As nationwide protests against the recently enacted Citizenship Amendment Act escalated in mid December, news reports of police brutality against the protestors began to surface. The police killed protestors in Mangalore, and in Delhi, it fired bullets at students, lobbed tear-shells, detained and beat them brutally. The Uttar Pradesh police’s brutality stood out even amongst these horrific accounts—in the past month, the police of the Bharatiya Janata Party-ruled state has been accused of killing over twenty persons, of arbitrarily detaining and torturing hundreds of Muslims, of destroying the personal property of citizens to intimidate them, and of torturing young teenaged boys in its custody. The police has consistently denied all allegations, even as video and reported accounts of horrific and illegal police brutality continue to emerge on social-media and in news reports.
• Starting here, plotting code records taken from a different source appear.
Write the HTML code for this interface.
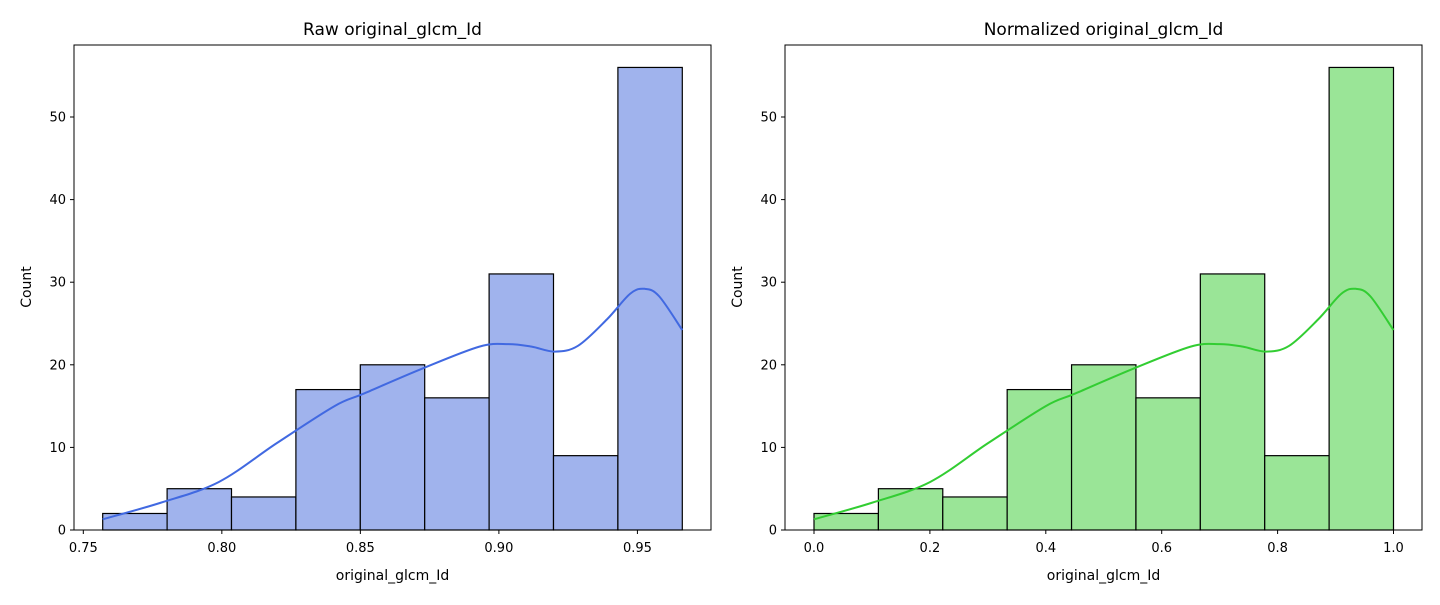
<!DOCTYPE html>
<html><head><meta charset="utf-8"><style>
body{margin:0;background:#fff;font-family:"Liberation Sans","DejaVu Sans",sans-serif}
svg text{font-family:"DejaVu Sans","Liberation Sans",sans-serif;fill:#000}
</style></head><body>
<svg id="c" width="1440" height="600"></svg>
<script>
const counts=[2,5,4,17,20,16,31,9,56];
const kdeT=[0,0.1,0.2,0.3,0.4,0.45,0.55,0.65,0.7,0.74,0.78,0.82,0.87,0.91,0.935,0.96,1.0];
const kdeV=[1.3,3.3,5.8,10.5,15,16.5,19.5,22.2,22.5,22.2,21.6,22.3,25.5,28.6,29.2,28.3,24.2];
const yTicks=[0,10,20,30,40,50];
const leftTicks=[0.75,0.80,0.85,0.90,0.95];
const rightTicks=[0.0,0.2,0.4,0.6,0.8,1.0];
const leftRange=[0.757,0.9662];
const rightRange=[0,1];
const NS="http://www.w3.org/2000/svg";
const svg=document.getElementById('c');
function mk(t,a,p){const e=document.createElementNS(NS,t);for(const k in a)e.setAttribute(k,a[k]);(p||svg).appendChild(e);return e;}
const y0=530,ppu=8.26;
function Y(v){return y0-v*ppu;}
function panel(ax0,ax1,d0,d1,xmin,xmax,ticks,fmt,fill,line,title,name){
  const g=mk('g',{});
  
  
  const X=v=>d0+(v-xmin)/(xmax-xmin)*(d1-d0);
  const n=counts.length,bw=(xmax-xmin)/n;
  counts.forEach((c,i)=>{const r=mk('rect',{x:X(xmin+i*bw),y:Y(c),width:X(xmin+(i+1)*bw)-X(xmin+i*bw),height:c*ppu,fill:fill,stroke:'#000','stroke-width':1.2},g);
    
    });
  const pts=kdeT.map((t,i)=>[X(xmin+t*(xmax-xmin)),Y(kdeV[i])]);
  let d='M'+pts[0].join(',');
  for(let i=0;i<pts.length-1;i++){const p0=pts[Math.max(0,i-1)],p1=pts[i],p2=pts[i+1],p3=pts[Math.min(pts.length-1,i+2)];
    d+=`C${p1[0]+(p2[0]-p0[0])/6},${p1[1]+(p2[1]-p0[1])/6} ${p2[0]-(p3[0]-p1[0])/6},${p2[1]-(p3[1]-p1[1])/6} ${p2[0]},${p2[1]}`;}
  const k=mk('path',{d:d,fill:'none',stroke:line,'stroke-width':2},g);
  
  
  mk('rect',{x:ax0,y:45,width:ax1-ax0,height:485,fill:'none',stroke:'#000','stroke-width':1},g);
  yTicks.forEach(v=>{mk('line',{x1:ax0-4,x2:ax0,y1:Y(v),y2:Y(v),stroke:'#000'},g);
    const t=mk('text',{x:ax0-8,y:Y(v)+4.5,'text-anchor':'end','font-size':13},g);t.textContent=v;
    
    });
  ticks.forEach(v=>{const x=X(v);mk('line',{x1:x,x2:x,y1:530,y2:534,stroke:'#000'},g);
    const t=mk('text',{x:x,y:552,'text-anchor':'middle','font-size':13},g);t.textContent=fmt(v);
    
    });
  const xl=mk('text',{x:(ax0+ax1)/2,y:580,'text-anchor':'middle','font-size':14},g);xl.textContent='original_glcm_Id';
  
  
  const yl=mk('text',{x:0,y:0,'text-anchor':'middle','font-size':14,transform:`translate(${ax0-43},287) rotate(-90)`},g);yl.textContent='Count';
  
  
  const tt=mk('text',{x:(ax0+ax1)/2,y:35,'text-anchor':'middle','font-size':17},g);tt.textContent=title;
  
  
}
panel(74,711,102.7,682.3,leftRange[0],leftRange[1],leftTicks,v=>v.toFixed(2),'#a0b3ed','#4169e1','Raw original_glcm_Id','raw-panel');
panel(785,1422,814,1393.5,rightRange[0],rightRange[1],rightTicks,v=>v.toFixed(1),'#9ae597','#32cd32','Normalized original_glcm_Id','normalized-panel');
</script>
</body></html>
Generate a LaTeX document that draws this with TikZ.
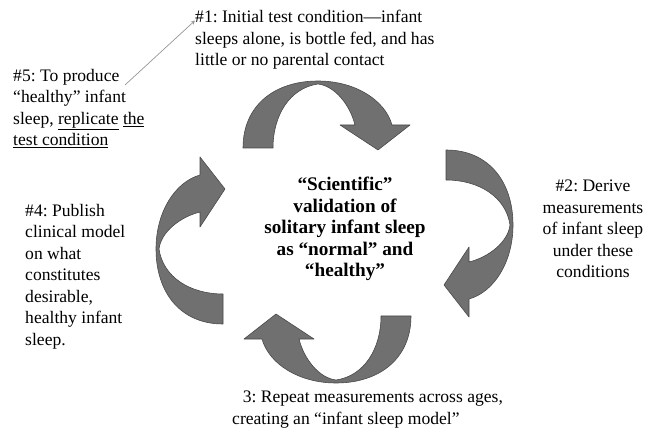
\documentclass[tikz,border=0pt]{standalone}
\usepackage{fontspec}
\setmainfont{Liberation Serif}
\usetikzlibrary{arrows}
\definecolor{arrowgray}{RGB}{112,112,112}
\definecolor{edgegray}{RGB}{72,72,72}
\definecolor{linegray}{RGB}{150,150,150}
\newcommand{\bendpath}{(-84,-84) .. controls (-84,-127) and (-52,-151) .. (-9,-151)
   .. controls (28,-151) and (58,-132) .. (65,-107) -- (83,-107) -- (51,-82)
   -- (13,-107) -- (28,-107) .. controls (23,-127) and (8,-146) .. (-9,-148)
   .. controls (-37,-144) and (-54,-117) .. (-54,-84) -- cycle}
\newcommand{\txtsize}{\fontsize{15}{18.3}\selectfont}
\newcommand{\boldsize}{\fontsize{16.4}{18.3}\selectfont\bfseries}
\frenchspacing

\begin{document}
\begin{tikzpicture}[x=0.03cm,y=-0.03cm,
   blk/.style={fill=arrowgray,draw=edgegray,line width=0.5pt,line join=round},
   lbl/.style={inner sep=0pt,font=\txtsize},
   pointer/.style={linegray,line width=0.6pt,-stealth}]
   \useasboundingbox (0,0) rectangle (651,433);
 %
   \filldraw[blk,shift={(327,232)}           ] \bendpath;
   \filldraw[blk,shift={(362,234)},rotate=-90] \bendpath;
   \filldraw[blk,shift={(327,232)},rotate=180] \bendpath;
   \filldraw[blk,shift={(307,240)},rotate= 90] \bendpath;
 %
   \draw (345,229) node[lbl,align=center,font=\boldsize] (claim)
      {“Scientific”\\validation of\\solitary infant sleep\\as “normal” and\\“healthy”};
   \draw (195, 10) node[lbl,anchor=north west,align=left] (cond)
      {\#1: Initial test condition—infant\\sleeps alone, is bottle fed, and has\\little or no parental contact};
   \draw (593,229) node[lbl,align=center] (derive)
      {\#2: Derive\\measurements\\of infant sleep\\under these\\conditions};
   \draw (232,391) node[lbl,anchor=north west,align=left] (repeat)
      {\hspace*{0.6em}3: Repeat measurements across ages,\\creating an “infant sleep model”};
   \draw ( 25,204) node[lbl,anchor=north west,align=left] (publish)
      {\#4: Publish\\clinical model\\on what\\constitutes\\desirable,\\healthy infant\\sleep.};
   \draw ( 13, 69) node[lbl,anchor=north west,align=left] (replicate)
      {\#5: To produce\\“healthy” infant\\sleep, \underline{replicate} \underline{the}\\\underline{test condition}};
  %
   \coordinate (tail) at (125,85);
   \draw[pointer] (tail) -- ([yshift=-9pt]cond.north west);
  \end{tikzpicture}
\end{document}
The Bijnor district was among several areas in Uttar Pradesh where, according to the eyewitnesses, the police used excessive force to quell the people’s demonstrations against the CAA. On 20 December, locals in Nehtaur said they had merely closed their shops in solidarity with the marches across the nation. Yet, the police cracked down on them brutally. The locals said that the police broke into their houses, vandalised their belongings and molested the women occupants. Among the policemen, locals said, there were also non-uniformed men who brutally assaulted and raided the houses. Two young men—21-year-old Anas and 20-year-old Suleman—were also shot dead. In an earlier article for The Caravan, I reported in detail on their accounts and the devastation wreaked by the police.
I met Sanjeev Tyagi, the superintendent of police of Bijnor, at his official residence in the district on 23 December. Tyagi denied that the police used excessive force. He said the police entered only the houses of “rioters” while chasing them from the road. He also admitted the police were accompanied by a militia that included civilians. Even in the face of overwhelming evidence, Tyagi denied any suggestion of police brutality. Instead, he characterised every person who had faced any police action as an updrabi—an agitator—justifying the treatment they faced. He acknowledged that the police had killed Suleman, but claimed it was in “self-defence.” Anas was killed with a heavy weapon, which is usually not used for policing purposes. Tyagi said he was not killed by the police but by “rioters.”